---------- Supplied records ----------

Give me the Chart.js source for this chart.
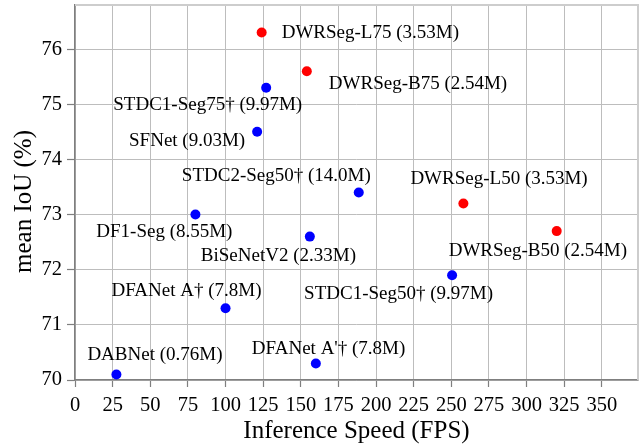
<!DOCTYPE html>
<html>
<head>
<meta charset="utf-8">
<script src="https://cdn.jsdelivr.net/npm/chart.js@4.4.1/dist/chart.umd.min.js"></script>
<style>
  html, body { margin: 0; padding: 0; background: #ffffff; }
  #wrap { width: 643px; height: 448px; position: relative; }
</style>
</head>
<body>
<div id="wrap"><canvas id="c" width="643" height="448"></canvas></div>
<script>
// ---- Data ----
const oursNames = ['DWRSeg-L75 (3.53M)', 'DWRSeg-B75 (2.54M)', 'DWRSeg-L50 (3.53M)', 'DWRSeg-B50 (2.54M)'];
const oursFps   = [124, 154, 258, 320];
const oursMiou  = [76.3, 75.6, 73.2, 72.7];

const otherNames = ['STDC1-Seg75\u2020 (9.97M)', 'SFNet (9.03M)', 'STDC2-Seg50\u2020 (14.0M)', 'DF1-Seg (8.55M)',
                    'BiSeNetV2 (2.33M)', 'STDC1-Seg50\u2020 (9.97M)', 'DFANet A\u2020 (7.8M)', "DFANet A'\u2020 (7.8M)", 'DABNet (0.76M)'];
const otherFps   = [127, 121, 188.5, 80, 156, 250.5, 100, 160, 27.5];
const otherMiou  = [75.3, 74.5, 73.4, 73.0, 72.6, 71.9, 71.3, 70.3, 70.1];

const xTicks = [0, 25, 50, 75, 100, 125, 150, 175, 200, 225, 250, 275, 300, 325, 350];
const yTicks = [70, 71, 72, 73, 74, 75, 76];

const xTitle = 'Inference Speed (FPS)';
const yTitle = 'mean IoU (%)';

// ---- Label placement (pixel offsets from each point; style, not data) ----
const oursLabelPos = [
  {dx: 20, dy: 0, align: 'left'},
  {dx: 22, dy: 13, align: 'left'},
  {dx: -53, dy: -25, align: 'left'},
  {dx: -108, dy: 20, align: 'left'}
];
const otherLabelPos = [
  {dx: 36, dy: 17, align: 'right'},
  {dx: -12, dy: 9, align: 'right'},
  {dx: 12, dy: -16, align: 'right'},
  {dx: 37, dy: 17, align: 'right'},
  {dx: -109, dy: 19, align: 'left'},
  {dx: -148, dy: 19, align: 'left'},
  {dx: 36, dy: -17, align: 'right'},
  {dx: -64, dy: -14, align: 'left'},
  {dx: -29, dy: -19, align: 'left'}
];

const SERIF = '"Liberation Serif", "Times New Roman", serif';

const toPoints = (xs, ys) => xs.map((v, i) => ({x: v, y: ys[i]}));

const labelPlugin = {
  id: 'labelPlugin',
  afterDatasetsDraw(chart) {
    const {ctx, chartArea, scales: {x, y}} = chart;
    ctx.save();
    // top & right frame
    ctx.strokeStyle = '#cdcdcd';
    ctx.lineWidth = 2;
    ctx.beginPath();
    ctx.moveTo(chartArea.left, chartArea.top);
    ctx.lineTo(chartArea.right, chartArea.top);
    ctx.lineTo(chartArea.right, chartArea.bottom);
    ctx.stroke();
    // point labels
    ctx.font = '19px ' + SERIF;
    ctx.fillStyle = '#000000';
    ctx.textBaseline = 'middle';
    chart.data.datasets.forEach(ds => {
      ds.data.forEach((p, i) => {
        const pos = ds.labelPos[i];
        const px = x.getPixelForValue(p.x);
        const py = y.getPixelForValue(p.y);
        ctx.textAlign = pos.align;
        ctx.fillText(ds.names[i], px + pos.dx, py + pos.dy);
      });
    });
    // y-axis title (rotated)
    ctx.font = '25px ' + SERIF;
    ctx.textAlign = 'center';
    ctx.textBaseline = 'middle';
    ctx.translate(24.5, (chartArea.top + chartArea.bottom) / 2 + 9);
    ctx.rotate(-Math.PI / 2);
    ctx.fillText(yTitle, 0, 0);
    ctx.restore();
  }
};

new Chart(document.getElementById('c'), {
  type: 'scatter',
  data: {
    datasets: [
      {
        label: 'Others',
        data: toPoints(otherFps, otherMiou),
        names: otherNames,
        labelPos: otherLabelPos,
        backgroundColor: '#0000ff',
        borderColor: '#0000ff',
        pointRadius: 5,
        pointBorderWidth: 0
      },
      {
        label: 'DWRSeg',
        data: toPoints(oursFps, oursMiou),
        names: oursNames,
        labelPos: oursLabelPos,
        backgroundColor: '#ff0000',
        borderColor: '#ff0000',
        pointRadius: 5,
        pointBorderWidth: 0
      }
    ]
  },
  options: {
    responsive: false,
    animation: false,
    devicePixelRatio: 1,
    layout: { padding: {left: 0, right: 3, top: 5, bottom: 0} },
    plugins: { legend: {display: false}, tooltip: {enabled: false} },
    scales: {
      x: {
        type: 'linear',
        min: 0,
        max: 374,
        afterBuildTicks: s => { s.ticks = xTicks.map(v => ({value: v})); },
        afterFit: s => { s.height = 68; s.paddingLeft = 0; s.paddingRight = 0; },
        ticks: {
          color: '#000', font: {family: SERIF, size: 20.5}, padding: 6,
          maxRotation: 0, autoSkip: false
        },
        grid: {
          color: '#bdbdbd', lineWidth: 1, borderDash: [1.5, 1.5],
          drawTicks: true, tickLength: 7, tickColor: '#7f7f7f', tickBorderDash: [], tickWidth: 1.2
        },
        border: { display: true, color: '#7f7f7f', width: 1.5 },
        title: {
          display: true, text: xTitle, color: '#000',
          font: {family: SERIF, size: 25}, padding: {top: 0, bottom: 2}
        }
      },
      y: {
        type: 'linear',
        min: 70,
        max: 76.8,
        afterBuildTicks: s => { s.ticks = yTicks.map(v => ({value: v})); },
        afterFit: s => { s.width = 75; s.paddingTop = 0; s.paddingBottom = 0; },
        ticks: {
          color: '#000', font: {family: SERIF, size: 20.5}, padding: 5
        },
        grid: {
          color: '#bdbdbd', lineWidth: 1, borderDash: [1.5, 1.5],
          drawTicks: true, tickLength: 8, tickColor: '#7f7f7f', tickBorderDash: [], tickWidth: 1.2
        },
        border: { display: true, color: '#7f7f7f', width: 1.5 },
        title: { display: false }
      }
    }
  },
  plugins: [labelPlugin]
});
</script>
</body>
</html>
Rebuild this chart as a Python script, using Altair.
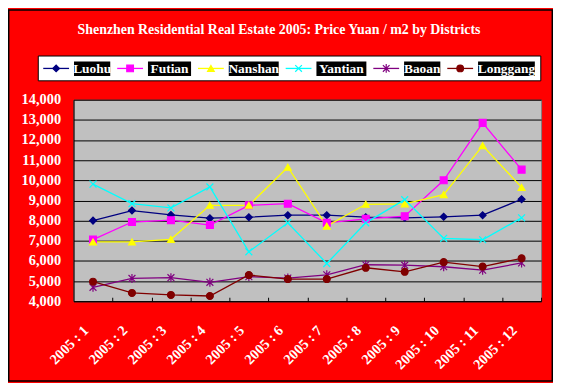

----------

> Short problem: Everything from the first line of the listing above through the line that contains "75.6, 73.2, 72.7];" is to be restated word for word, minus the pictures.

> Response to the task:
Give me the Chart.js source for this chart.
<!DOCTYPE html>
<html>
<head>
<meta charset="utf-8">
<script src="https://cdn.jsdelivr.net/npm/chart.js@4.4.1/dist/chart.umd.min.js"></script>
<style>
  html, body { margin: 0; padding: 0; background: #ffffff; }
  #wrap { width: 643px; height: 448px; position: relative; }
</style>
</head>
<body>
<div id="wrap"><canvas id="c" width="643" height="448"></canvas></div>
<script>
// ---- Data ----
const oursNames = ['DWRSeg-L75 (3.53M)', 'DWRSeg-B75 (2.54M)', 'DWRSeg-L50 (3.53M)', 'DWRSeg-B50 (2.54M)'];
const oursFps   = [124, 154, 258, 320];
const oursMiou  = [76.3, 75.6, 73.2, 72.7];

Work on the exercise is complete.